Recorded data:
════════════════

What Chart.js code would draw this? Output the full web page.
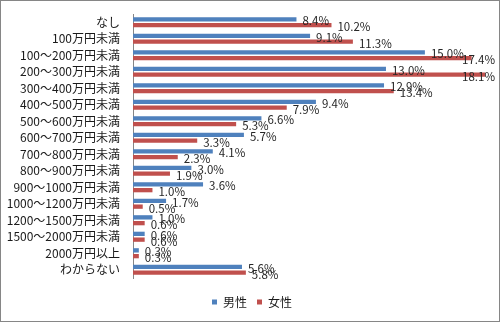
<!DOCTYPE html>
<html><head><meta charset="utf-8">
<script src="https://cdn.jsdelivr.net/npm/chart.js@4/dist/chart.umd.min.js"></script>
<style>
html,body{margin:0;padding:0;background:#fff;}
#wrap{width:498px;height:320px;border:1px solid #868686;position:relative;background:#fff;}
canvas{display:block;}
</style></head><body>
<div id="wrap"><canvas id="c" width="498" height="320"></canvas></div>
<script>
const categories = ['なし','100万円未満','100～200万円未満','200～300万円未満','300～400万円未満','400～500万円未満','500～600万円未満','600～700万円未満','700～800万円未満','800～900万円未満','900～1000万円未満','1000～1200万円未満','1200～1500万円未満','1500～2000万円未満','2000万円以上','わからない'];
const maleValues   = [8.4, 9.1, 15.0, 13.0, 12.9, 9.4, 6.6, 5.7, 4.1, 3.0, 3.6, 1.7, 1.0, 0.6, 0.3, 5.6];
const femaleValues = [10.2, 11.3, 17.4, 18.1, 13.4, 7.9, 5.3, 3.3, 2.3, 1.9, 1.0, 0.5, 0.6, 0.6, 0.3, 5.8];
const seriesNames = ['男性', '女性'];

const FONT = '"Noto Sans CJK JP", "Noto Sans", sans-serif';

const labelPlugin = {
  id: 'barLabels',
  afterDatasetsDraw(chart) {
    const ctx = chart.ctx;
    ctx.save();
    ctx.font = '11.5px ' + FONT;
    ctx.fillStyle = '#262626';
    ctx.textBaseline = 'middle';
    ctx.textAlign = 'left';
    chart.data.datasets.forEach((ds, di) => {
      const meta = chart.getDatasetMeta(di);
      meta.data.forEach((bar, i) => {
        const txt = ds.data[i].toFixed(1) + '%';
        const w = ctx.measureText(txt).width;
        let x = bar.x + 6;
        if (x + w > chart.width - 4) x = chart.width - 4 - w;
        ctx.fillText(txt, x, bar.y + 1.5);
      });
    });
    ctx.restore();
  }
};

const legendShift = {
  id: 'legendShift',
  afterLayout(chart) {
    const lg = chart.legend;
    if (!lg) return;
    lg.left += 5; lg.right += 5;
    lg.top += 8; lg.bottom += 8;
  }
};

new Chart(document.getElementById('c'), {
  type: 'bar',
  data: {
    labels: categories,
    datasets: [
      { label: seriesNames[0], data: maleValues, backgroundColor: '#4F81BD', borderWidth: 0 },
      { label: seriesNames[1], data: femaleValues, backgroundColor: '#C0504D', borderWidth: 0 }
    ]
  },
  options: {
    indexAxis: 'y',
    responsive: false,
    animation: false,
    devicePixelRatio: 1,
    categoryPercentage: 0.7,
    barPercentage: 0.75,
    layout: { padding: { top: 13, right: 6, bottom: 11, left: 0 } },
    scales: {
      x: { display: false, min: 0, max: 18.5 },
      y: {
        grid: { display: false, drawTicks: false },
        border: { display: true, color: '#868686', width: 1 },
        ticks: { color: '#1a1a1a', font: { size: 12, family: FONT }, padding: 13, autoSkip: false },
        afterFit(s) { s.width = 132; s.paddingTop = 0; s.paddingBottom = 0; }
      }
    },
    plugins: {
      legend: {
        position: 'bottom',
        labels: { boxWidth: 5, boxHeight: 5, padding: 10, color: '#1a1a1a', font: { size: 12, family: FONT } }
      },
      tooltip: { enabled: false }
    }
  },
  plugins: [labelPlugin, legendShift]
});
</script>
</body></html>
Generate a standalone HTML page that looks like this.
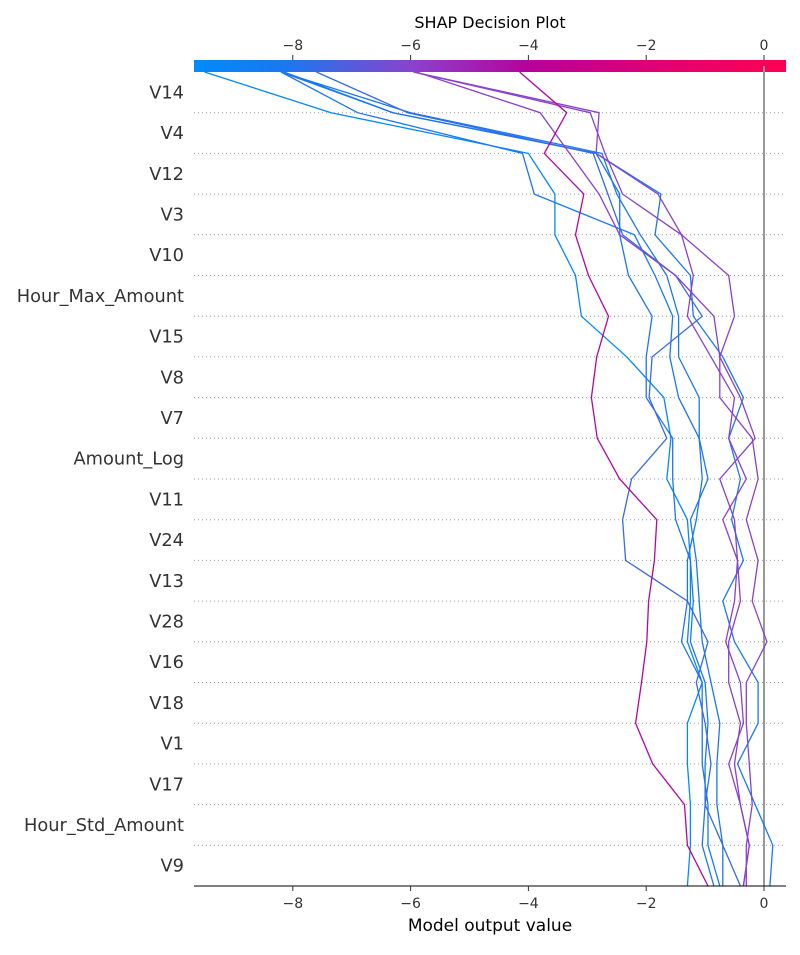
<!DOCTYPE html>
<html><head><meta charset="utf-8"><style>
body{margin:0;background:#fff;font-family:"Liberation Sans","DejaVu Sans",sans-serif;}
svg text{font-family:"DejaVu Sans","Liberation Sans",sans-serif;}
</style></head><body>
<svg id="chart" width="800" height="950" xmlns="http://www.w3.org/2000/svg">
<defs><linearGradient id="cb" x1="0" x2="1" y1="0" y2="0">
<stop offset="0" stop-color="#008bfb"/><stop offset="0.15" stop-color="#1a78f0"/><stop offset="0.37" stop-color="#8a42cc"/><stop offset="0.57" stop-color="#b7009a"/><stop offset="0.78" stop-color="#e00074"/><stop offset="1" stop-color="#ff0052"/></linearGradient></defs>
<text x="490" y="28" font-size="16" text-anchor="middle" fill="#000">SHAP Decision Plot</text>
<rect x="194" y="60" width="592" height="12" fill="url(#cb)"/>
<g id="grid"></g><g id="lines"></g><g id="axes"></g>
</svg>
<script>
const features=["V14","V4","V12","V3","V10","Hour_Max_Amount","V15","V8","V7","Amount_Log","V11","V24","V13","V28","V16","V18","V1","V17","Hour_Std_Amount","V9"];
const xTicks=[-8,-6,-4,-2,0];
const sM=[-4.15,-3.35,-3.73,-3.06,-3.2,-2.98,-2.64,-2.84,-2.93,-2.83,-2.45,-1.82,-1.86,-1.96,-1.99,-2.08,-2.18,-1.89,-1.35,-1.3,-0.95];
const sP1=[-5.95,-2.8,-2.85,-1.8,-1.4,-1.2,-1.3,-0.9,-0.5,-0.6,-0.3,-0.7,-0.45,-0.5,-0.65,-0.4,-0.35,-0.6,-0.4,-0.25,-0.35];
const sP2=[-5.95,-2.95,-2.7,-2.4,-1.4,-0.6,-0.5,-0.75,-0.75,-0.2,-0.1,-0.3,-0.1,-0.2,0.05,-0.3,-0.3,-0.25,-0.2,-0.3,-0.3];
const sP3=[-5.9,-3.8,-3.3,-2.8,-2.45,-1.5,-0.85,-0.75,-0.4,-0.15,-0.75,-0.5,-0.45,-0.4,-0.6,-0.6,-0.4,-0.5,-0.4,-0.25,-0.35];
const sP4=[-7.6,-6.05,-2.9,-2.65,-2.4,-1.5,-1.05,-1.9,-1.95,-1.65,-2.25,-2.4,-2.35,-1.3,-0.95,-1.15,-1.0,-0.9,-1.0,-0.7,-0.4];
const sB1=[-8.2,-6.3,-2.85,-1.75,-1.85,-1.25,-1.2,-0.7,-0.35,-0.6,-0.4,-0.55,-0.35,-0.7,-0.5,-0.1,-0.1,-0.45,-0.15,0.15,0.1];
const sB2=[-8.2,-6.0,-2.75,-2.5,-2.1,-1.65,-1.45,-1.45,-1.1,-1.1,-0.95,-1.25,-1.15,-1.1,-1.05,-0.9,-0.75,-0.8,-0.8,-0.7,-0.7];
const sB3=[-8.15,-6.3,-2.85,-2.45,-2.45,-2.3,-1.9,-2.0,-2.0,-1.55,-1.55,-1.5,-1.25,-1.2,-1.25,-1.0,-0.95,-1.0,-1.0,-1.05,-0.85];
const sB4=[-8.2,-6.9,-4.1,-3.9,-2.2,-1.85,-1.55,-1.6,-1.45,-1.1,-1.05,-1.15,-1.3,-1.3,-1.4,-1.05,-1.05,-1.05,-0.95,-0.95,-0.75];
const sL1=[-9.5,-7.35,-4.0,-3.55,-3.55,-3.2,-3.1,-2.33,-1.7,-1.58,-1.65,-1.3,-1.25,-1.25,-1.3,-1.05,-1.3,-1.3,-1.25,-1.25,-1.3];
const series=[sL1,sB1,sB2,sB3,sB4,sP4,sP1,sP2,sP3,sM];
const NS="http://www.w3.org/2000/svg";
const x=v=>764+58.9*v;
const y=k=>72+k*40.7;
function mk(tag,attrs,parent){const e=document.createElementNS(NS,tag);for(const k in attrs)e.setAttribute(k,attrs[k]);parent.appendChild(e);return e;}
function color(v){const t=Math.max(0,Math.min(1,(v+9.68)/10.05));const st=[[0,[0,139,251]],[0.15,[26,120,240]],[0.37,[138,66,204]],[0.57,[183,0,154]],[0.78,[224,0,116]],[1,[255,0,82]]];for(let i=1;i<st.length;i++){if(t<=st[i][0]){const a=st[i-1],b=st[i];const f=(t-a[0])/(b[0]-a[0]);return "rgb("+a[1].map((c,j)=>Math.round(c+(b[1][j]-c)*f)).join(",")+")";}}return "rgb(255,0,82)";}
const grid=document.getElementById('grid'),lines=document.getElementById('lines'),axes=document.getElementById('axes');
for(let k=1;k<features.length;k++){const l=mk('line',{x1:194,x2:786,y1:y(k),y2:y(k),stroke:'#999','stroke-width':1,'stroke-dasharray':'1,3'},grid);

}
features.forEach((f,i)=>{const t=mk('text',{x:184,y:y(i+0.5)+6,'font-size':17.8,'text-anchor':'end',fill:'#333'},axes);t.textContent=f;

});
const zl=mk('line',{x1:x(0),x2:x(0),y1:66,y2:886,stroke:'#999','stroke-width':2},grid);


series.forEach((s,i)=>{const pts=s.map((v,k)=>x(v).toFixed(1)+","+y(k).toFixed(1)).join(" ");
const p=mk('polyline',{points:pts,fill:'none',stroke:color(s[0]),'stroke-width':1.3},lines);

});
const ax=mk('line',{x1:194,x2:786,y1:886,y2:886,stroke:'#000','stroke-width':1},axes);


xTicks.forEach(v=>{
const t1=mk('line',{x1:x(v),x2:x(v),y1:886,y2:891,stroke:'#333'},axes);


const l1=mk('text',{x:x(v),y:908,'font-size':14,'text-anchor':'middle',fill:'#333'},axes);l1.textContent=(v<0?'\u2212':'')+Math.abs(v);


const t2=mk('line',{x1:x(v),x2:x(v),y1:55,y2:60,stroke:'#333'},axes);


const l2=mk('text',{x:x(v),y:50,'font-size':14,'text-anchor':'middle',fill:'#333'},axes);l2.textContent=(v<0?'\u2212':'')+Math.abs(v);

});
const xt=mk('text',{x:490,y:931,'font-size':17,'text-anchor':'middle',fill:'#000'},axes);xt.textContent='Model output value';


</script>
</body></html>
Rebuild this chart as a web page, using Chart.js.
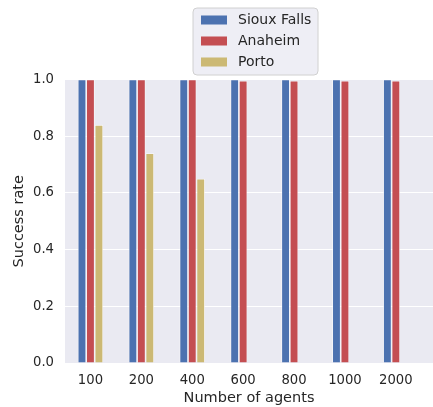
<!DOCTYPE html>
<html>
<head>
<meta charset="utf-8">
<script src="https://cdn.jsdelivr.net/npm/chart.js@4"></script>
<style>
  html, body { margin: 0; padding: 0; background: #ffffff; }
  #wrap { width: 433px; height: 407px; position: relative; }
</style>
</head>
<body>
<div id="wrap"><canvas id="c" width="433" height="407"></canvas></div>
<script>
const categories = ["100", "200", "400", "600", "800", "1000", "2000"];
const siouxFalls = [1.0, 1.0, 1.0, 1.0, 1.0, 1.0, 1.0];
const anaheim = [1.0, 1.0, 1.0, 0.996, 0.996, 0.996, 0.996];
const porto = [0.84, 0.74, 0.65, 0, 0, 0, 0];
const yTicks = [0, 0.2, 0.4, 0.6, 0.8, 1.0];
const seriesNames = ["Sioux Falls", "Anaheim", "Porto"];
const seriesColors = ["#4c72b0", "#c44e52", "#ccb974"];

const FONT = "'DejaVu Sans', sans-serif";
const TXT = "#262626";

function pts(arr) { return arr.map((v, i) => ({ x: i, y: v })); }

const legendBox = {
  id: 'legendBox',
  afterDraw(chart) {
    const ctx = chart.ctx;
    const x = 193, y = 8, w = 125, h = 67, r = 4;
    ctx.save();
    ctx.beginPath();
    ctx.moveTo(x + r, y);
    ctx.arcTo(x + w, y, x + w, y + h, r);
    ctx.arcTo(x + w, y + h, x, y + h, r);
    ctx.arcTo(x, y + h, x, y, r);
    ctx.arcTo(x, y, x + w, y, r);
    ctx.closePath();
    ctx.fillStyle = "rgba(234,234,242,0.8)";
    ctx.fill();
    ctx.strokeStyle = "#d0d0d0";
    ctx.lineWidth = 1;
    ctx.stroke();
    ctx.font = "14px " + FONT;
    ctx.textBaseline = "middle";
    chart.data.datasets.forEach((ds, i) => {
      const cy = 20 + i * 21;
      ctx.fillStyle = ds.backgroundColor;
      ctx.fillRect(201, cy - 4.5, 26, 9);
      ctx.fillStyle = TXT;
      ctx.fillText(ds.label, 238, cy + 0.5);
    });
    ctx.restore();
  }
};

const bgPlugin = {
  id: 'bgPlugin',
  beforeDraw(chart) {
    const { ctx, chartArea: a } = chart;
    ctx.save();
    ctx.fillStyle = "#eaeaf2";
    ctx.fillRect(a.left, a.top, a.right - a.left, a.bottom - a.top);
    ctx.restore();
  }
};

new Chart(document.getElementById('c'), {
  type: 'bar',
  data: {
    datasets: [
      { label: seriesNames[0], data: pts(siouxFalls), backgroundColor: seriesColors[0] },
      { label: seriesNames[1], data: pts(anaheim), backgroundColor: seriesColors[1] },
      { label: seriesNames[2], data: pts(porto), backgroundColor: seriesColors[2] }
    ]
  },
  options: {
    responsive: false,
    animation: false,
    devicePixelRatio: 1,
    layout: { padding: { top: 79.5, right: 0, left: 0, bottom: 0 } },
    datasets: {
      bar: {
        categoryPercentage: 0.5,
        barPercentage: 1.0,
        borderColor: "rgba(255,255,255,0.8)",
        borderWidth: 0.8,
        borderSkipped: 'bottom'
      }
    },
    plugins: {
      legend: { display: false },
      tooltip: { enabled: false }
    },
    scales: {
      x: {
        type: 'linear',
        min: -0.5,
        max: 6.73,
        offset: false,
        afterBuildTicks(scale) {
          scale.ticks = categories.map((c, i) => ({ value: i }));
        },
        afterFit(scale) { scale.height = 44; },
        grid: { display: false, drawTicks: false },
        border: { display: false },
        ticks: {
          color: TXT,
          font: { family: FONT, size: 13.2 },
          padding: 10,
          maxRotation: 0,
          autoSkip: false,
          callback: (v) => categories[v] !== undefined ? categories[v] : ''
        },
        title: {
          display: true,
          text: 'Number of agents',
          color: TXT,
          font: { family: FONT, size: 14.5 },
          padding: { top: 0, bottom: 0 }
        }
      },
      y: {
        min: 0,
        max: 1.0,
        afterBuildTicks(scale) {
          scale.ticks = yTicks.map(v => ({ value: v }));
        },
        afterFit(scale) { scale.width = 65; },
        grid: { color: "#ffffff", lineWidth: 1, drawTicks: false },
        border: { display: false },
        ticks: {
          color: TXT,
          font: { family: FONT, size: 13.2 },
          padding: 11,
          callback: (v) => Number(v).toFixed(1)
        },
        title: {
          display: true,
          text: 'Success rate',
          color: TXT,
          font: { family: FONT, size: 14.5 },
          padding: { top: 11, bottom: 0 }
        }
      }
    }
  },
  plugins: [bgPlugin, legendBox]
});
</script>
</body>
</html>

════════════════

Given task:
Select the lines in this material that hold the word "page", leaving none out.

Problem solution:
What Chart.js code would draw this? Output the full web page.
Generate a standalone HTML page that looks like this.
Rebuild this chart as a web page, using Chart.js.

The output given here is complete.